The plan proposes to grow the economy by adding work requirements for welfare recipients. It also cuts IRS spending, would require student loans to be repaid by the borrowers, eliminates Green New Deal tax credits, and claws back unspent money previously designated for COVID-19 relief.

"Those are immediate cuts to federal spending which are absolutely required for us to be fiscally responsible," Clyde argued.

Student loan debt alone would remove $465 billion in spending, New Green Deal tax credits another $271 billion.

The plan also has a key point that doesn't appear in the title, which is language designed to place limitations on the president's use of executive orders. Clyde calls it the "reign" – as in "reign in" – part of Limit, Save, Grow.

If Republican leadership surprises some inside the party by playing hard ball, it could lead to the third government shutdown in the last ten years.

A shutdown would affect most non-essential government services. For example, Social Security checks would still be mailed – as Americans would still receive mail – but new Social Security cards would not be issued.
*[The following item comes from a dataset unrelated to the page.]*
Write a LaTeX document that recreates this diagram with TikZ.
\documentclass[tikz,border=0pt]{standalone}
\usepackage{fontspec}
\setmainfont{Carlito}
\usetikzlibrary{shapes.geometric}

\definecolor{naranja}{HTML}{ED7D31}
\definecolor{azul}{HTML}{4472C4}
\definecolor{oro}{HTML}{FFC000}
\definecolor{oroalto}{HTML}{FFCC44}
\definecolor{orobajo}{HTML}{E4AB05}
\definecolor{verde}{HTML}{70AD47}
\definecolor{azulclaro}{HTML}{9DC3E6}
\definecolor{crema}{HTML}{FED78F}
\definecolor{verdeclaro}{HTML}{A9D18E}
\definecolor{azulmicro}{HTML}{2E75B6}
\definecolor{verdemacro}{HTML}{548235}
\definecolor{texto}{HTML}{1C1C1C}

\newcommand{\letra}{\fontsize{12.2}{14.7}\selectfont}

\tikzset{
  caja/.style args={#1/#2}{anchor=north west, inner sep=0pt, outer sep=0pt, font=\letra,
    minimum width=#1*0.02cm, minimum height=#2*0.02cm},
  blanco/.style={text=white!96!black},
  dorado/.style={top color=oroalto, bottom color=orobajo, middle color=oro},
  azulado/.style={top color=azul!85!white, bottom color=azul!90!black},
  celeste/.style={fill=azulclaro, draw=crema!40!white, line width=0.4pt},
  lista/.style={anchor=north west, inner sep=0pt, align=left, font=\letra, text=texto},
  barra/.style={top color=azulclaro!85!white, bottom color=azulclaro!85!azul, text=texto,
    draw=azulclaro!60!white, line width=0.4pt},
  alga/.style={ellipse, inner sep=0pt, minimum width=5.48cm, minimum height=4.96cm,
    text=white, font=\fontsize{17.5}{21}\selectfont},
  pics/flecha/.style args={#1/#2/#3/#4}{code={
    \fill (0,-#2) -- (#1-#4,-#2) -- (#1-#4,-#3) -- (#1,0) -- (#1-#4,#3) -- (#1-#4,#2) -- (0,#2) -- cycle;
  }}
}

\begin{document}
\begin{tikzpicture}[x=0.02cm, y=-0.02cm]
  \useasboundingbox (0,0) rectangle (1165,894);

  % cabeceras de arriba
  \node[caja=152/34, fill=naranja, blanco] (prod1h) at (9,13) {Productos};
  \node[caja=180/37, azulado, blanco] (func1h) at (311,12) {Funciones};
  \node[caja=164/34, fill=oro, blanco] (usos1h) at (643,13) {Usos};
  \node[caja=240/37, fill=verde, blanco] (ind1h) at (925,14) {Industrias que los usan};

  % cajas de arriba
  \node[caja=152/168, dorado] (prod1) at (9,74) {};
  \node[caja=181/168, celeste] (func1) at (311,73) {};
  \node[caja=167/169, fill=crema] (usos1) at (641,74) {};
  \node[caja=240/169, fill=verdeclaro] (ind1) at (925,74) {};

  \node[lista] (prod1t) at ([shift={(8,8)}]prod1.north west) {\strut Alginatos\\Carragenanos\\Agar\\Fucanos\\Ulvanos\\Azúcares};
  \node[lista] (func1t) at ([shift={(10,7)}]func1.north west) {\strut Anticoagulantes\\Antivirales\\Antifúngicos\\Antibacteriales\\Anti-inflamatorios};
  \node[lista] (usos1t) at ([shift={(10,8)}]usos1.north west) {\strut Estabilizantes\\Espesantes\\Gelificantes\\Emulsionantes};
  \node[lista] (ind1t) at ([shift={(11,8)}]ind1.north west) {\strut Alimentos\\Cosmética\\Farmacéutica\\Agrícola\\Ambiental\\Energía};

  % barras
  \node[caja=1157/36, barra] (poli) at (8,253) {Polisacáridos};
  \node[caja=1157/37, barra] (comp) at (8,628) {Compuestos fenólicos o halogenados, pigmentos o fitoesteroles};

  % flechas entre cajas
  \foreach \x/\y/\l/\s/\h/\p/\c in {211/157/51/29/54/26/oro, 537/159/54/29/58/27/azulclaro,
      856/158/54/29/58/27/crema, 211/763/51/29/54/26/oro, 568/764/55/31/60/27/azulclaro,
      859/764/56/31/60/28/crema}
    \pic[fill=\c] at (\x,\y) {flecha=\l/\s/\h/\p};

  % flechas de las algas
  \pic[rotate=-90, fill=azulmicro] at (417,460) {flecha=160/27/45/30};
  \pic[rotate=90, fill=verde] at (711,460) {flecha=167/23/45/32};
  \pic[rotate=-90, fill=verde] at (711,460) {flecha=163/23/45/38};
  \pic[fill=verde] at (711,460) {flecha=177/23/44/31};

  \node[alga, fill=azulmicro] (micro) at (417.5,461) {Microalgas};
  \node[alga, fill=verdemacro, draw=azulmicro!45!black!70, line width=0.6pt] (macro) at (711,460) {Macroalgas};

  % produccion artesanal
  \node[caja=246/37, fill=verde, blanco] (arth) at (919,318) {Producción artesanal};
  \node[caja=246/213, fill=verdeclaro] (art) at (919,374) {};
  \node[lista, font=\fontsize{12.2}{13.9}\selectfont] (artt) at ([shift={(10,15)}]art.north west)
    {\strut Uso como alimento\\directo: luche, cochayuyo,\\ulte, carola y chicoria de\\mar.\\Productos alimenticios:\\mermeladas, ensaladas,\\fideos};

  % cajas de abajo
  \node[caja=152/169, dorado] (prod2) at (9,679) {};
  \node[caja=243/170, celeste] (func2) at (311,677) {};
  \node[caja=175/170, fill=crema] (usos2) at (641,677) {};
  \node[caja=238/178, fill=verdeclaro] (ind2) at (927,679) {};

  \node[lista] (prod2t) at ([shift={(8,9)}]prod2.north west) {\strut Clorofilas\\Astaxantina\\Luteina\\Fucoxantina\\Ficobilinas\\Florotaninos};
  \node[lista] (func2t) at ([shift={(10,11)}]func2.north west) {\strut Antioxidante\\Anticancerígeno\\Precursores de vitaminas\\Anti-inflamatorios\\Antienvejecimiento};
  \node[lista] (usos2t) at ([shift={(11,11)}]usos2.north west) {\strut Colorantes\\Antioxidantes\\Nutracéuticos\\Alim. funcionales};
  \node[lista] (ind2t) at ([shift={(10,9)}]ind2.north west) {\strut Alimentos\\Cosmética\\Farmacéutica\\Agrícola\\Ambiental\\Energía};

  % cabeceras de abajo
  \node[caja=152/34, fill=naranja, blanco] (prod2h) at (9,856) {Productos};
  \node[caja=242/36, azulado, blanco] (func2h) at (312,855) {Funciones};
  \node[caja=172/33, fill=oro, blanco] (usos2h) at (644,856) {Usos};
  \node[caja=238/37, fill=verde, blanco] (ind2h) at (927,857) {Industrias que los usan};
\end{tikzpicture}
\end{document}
Likewise, VA medical facilities and clinics would remain fully operational though national parks and monuments would likely close.
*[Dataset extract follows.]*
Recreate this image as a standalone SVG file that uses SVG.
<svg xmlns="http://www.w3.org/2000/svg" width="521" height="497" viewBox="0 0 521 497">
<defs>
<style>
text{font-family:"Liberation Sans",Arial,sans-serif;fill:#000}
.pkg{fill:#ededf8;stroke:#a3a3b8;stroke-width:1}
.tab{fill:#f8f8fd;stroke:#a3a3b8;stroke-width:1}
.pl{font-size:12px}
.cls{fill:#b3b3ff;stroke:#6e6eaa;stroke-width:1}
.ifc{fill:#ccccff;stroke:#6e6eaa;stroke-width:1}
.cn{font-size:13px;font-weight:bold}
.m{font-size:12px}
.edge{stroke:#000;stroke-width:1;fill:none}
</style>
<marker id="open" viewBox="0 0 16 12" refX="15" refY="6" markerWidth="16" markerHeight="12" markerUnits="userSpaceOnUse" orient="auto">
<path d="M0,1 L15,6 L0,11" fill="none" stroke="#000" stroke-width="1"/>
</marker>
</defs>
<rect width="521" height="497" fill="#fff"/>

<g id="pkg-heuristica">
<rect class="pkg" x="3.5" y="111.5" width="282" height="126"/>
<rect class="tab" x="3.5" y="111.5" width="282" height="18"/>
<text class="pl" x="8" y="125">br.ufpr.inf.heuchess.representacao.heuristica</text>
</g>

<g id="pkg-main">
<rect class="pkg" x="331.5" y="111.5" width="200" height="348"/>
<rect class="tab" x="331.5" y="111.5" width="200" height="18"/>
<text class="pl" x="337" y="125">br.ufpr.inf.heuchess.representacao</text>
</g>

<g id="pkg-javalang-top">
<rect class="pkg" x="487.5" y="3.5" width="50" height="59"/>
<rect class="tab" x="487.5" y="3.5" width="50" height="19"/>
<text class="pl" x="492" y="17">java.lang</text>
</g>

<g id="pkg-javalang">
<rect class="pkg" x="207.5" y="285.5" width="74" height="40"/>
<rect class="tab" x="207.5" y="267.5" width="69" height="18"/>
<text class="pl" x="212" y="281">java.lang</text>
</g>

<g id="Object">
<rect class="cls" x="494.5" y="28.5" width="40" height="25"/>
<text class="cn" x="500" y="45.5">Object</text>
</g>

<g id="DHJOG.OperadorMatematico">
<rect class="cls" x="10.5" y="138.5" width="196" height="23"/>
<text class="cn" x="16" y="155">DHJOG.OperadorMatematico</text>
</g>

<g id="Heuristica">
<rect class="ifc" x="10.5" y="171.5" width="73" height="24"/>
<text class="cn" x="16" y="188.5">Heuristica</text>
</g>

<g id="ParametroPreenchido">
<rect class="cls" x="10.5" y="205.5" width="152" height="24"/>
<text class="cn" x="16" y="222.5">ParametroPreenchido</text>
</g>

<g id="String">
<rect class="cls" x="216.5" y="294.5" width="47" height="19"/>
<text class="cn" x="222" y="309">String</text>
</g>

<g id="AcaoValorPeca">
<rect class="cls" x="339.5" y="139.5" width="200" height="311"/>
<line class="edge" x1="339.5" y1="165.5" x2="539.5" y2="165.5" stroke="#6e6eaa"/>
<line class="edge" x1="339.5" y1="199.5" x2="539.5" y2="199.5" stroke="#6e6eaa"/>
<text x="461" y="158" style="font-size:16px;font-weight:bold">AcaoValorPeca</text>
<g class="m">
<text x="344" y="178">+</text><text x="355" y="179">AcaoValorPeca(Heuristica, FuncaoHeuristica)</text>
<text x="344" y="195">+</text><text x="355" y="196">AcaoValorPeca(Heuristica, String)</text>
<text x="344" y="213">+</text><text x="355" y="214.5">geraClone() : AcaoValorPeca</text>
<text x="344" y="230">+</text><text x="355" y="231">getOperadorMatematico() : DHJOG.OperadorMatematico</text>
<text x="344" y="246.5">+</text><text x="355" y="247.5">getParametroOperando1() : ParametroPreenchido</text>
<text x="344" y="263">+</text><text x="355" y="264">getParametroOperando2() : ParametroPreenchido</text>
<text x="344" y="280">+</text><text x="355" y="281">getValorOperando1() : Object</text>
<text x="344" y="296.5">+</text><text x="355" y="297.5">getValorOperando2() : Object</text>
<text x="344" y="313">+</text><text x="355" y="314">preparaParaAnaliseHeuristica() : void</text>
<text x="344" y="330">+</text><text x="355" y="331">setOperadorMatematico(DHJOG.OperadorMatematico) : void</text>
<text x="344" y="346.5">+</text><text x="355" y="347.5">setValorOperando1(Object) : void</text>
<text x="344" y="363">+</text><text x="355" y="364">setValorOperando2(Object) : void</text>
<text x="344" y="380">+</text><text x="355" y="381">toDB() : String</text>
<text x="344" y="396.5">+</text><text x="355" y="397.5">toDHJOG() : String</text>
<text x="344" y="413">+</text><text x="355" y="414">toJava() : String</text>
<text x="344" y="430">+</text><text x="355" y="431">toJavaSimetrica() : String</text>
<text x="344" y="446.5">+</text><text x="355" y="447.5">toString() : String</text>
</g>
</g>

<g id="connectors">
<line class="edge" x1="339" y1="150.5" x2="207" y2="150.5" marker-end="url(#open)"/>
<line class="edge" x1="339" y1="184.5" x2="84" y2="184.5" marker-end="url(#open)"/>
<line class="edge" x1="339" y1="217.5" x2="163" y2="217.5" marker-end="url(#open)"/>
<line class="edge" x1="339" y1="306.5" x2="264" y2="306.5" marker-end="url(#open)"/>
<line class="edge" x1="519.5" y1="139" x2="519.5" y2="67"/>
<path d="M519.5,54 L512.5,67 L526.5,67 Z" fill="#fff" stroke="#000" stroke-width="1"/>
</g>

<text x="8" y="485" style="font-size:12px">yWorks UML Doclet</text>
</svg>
One side will have to give in if the shutdown is to be avoided, but neither House Republicans nor Biden have shown willingness to soften their positions.

The hypocrisy of Biden's position

"You have to remember President Biden himself used to lead these negotiations in 2009 and 2011. He was with the Senate then, of course, and he called the negotiations a normal process," House Republican Mike Johnson said on Washington Watch. "In 2011, he said 'You have to have a compromise. You can't go in with the 'my way or highway' approach.'

"Of course, that's exactly what he's projecting right now. It's terribly hypocritical but more importantly than that, it's dangerous. The president has to negotiate with us. The House has done its job, and we need him to come to the table."
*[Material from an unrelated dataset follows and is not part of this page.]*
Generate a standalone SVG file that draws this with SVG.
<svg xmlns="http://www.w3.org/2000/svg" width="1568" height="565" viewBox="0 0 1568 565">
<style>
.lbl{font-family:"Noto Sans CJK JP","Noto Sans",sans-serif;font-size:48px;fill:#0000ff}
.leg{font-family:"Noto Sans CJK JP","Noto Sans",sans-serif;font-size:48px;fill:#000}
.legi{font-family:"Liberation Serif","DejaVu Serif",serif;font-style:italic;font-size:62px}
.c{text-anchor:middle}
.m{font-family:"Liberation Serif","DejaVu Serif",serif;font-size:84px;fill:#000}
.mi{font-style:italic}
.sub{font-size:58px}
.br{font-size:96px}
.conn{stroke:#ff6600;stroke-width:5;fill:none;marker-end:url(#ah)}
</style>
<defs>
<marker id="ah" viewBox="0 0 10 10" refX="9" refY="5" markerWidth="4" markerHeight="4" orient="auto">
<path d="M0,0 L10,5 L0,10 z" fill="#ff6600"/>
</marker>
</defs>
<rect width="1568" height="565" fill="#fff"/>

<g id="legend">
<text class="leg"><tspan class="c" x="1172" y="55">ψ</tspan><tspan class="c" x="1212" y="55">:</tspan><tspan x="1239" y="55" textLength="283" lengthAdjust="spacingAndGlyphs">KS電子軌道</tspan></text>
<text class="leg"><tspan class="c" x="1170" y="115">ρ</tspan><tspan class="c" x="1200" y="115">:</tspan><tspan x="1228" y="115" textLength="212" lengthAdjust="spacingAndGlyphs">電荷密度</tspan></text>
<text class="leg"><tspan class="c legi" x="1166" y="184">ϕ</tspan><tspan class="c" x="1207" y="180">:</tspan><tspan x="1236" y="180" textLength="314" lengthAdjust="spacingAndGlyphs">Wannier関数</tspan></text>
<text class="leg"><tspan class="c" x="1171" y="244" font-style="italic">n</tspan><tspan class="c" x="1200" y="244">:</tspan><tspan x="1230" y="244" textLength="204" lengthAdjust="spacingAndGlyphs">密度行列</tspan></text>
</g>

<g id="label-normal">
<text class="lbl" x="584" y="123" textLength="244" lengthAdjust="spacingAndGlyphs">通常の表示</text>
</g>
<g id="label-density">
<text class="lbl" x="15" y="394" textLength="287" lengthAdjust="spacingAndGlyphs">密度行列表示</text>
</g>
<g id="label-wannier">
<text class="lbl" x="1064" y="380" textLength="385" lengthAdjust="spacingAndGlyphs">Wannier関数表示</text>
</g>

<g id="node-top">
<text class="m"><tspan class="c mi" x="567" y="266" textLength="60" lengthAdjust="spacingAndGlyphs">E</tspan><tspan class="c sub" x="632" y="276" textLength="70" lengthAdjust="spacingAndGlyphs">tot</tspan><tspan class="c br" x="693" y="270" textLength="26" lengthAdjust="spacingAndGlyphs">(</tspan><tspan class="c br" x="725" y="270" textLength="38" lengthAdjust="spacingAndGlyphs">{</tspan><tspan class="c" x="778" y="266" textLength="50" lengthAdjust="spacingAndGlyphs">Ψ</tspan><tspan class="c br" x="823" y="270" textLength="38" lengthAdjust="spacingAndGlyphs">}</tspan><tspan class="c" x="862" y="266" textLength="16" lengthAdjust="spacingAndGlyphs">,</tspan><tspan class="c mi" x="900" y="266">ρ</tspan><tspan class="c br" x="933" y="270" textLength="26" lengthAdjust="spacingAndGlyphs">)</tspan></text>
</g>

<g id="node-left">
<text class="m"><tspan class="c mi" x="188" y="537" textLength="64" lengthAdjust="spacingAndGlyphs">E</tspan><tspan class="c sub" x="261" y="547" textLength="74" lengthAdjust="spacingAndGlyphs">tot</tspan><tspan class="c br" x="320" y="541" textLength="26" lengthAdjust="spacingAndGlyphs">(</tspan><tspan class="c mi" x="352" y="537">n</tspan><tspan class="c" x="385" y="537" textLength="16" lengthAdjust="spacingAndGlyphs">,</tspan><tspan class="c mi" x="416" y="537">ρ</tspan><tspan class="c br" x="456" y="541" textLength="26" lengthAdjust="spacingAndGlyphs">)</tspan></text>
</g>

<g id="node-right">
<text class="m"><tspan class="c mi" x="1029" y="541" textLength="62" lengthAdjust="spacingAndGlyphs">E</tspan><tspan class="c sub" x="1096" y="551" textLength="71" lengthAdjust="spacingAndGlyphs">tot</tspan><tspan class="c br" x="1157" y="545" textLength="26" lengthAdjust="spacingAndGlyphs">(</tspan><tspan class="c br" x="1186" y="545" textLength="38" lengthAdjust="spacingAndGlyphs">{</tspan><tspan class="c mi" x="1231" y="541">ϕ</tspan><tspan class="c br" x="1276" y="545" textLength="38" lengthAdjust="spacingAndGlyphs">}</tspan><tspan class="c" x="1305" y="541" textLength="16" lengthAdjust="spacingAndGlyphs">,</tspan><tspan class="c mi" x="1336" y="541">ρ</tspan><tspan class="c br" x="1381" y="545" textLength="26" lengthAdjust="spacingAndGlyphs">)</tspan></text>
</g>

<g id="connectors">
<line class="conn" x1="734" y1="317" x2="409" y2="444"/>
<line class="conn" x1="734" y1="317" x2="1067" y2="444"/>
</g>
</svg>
In addition to record-high inflation, Biden policies have led to supply-chain shortages and instability in the banking system, Johnson said.

As Biden holds his ground, he's flat-out lying – according to Johnson – when he says House Republicans want to cut veteran benefits.

"He made that up out of thin air … and to his credit, Speaker McCarthy called the president on it in the Oval Office and said, 'Mr. President, that is a lie. Show me the language in the bill.' It doesn't exist. Of course, the president himself hasn't seen the bill. He's reading some talking points somebody handed him," Johnson said.

Biden's lifetime in government – a career that touches parts of six decades – has been spent in negotiation. The fact that he refuses to negotiate now is an untenable position, Clyde said.

"I think they're going to push it to the very end, but they don't have to. They could do the right thing for the American people this very week," said the Georgia Republican. "We know there's not going to be a blind debt ceiling increase. That's not going to go through the Senate, it's not going to go through the House. The president just needs to understand that and negotiate with Speaker McCarthy."